Steve Heinz coordinates hydropower matters for the Maine Council of Trout Unlimited.
Kimberly Lindlof is correct in her May 28 op-ed on hydropower: Maine’s economic future depends on reliable and affordable electricity. As more homes switch to heat pumps, more vehicles become electric and demand for power continues to grow, Maine will need additional energy storage if it hopes to make effective use of the solar and wind resources it is developing.
This is not controversial. The more important question is how Maine chooses to add that storage and how proposed projects are evaluated.
The proposed Western Maine Energy Storage project in Dixfield has attracted attention because it could provide a significant amount of grid-scale energy storage. The project would use pumped-storage technology, moving water between two man-made ponds and generating electricity when demand is high.
It is an innovative proposal, and unless the ongoing environmental review identifies unexpected impacts or fatal flaws, it is likely to receive the permits and approvals it needs to move forward.
That is why the discussion should focus not on whether this project should exist, but on how Maine evaluates this project and future proposals that may follow. The Dixfield project should receive the same scrutiny that Mainers would expect for any other major industrial development proposed in the Maine woods. Energy projects should not receive a lighter review simply because they are associated with renewable energy.
Questions involving wetlands, wildlife habitat, groundwater, recreation, scenic resources, construction impacts and long-term land use deserve careful analysis. Those reviews exist for a reason. They help determine whether a project has been proposed in the right place, designed in the right way and whether impacts can be avoided, minimized or mitigated.
At the same time, the Dixfield project should not be confused with conventional hydropower. Pumped storage is fundamentally an energy-storage technology. In many ways it functions like a giant battery, storing energy when it is available and releasing it when demand increases.
That distinction matters because discussion of pumped storage often drifts into broader claims that hydropower is inherently “clean” or “green.” Maine’s experience with conventional hydropower tells a more complicated story.
Hydropower is renewable, but renewable and environmentally benign are not the same thing. For decades, regulators, fisheries agencies, tribes and conservation organizations have worked to address the impacts of dams on fish passage, river flows, aquatic habitat and water quality. Those issues have not gone away.
The Dixfield proposal should stand or fall on its own merits. Its review should focus on the impacts associated with this project, not broader claims about hydropower generally.
Looking ahead, future projects may be the more important issue. The developers of the Dixfield project say that the site is unique and have not suggested that they intend to pursue other similar projects across Maine. If that proves true, Dixfield may be less significant as a model for widespread development than as a reminder that Maine will need to make thoughtful choices among a variety of storage technologies.

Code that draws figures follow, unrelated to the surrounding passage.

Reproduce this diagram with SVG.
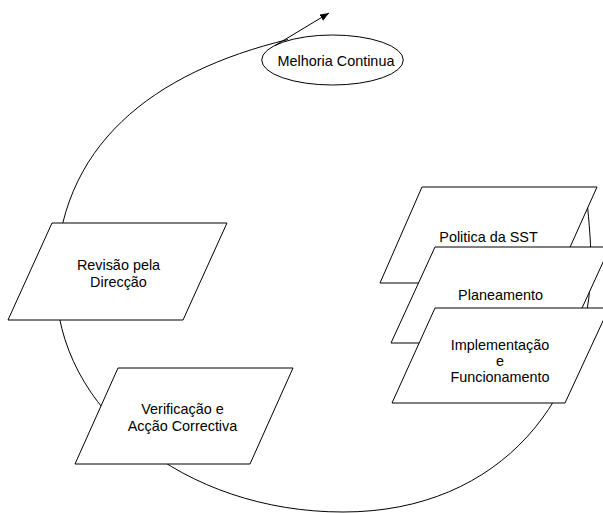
<svg xmlns="http://www.w3.org/2000/svg" width="603" height="513" viewBox="0 0 603 513">
<style>
.shape{fill:#ffffff;stroke:#000000;stroke-width:1}
.line{fill:none;stroke:#000000;stroke-width:1}
text{font-family:"Liberation Sans",Arial,sans-serif;font-size:14.4px;fill:#000000;text-anchor:middle}
</style>
<defs>
<marker id="arrow" markerUnits="userSpaceOnUse" markerWidth="10" markerHeight="8" refX="9" refY="3.5" orient="auto">
<path d="M0,0 L9,3.5 L0,7 z" fill="#000000"/>
</marker>
</defs>
<rect width="603" height="513" fill="#ffffff"/>
<g id="connectors">
<path class="line" d="M586,192 C588,210 591,240 591,262 C591,395 503,512 343,512 C185,512 56,410 56,282 C56,145 154,72 288,39.5"/>
</g>
<g id="node-melhoria">
<ellipse class="shape" cx="332.5" cy="60" rx="70.8" ry="25"/>
<text x="336" y="66">Melhoria Continua</text>
</g>
<g id="connector-arrow">
<path class="line" d="M275,45.5 L329,13" marker-end="url(#arrow)"/>
</g>
<g id="node-politica">
<polygon class="shape" points="422,187 597,187 554,283 380,283"/>
<text x="488.5" y="242">Politica da SST</text>
</g>
<g id="node-planeamento">
<polygon class="shape" points="435,247 610,247 566,343 391,343"/>
<text x="500.5" y="300">Planeamento</text>
</g>
<g id="node-implementacao">
<polygon class="shape" points="435,308 609,308 565,403 392,403"/>
<text x="500" y="350">Implementação</text>
<text x="500" y="366">e</text>
<text x="500" y="382">Funcionamento</text>
</g>
<g id="node-revisao">
<polygon class="shape" points="52,223 227,223 183,320 8,320"/>
<text x="118.5" y="270">Revisão pela</text>
<text x="118.5" y="287">Direcção</text>
</g>
<g id="node-verificacao">
<polygon class="shape" points="118,368 293,368 250,464 75,464"/>
<text x="182.5" y="414">Verificação e</text>
<text x="182.5" y="430.5">Acção Correctiva</text>
</g>
</svg>
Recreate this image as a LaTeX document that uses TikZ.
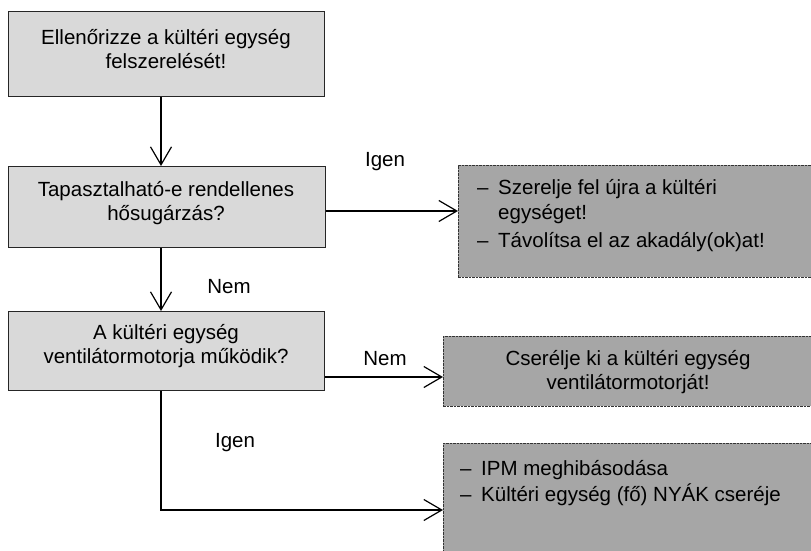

Battery storage, pumped storage and technologies that have yet to emerge will all compete to help integrate renewable energy into the grid. Maine should welcome that discussion, but it should also insist on a simple principle: every proposal should receive an honest assessment of its benefits, costs and environmental consequences.
The standards Maine applies to future storage proposals should be the same standards applied to any major industrial project proposed in the Maine Woods.
Maine needs more energy storage. It also needs rigorous environmental review and an understanding of the tradeoffs that accompany large-scale development. Those goals are not in conflict. This is how Maine can build the energy system of the future while protecting the natural resources that make the state worth living in.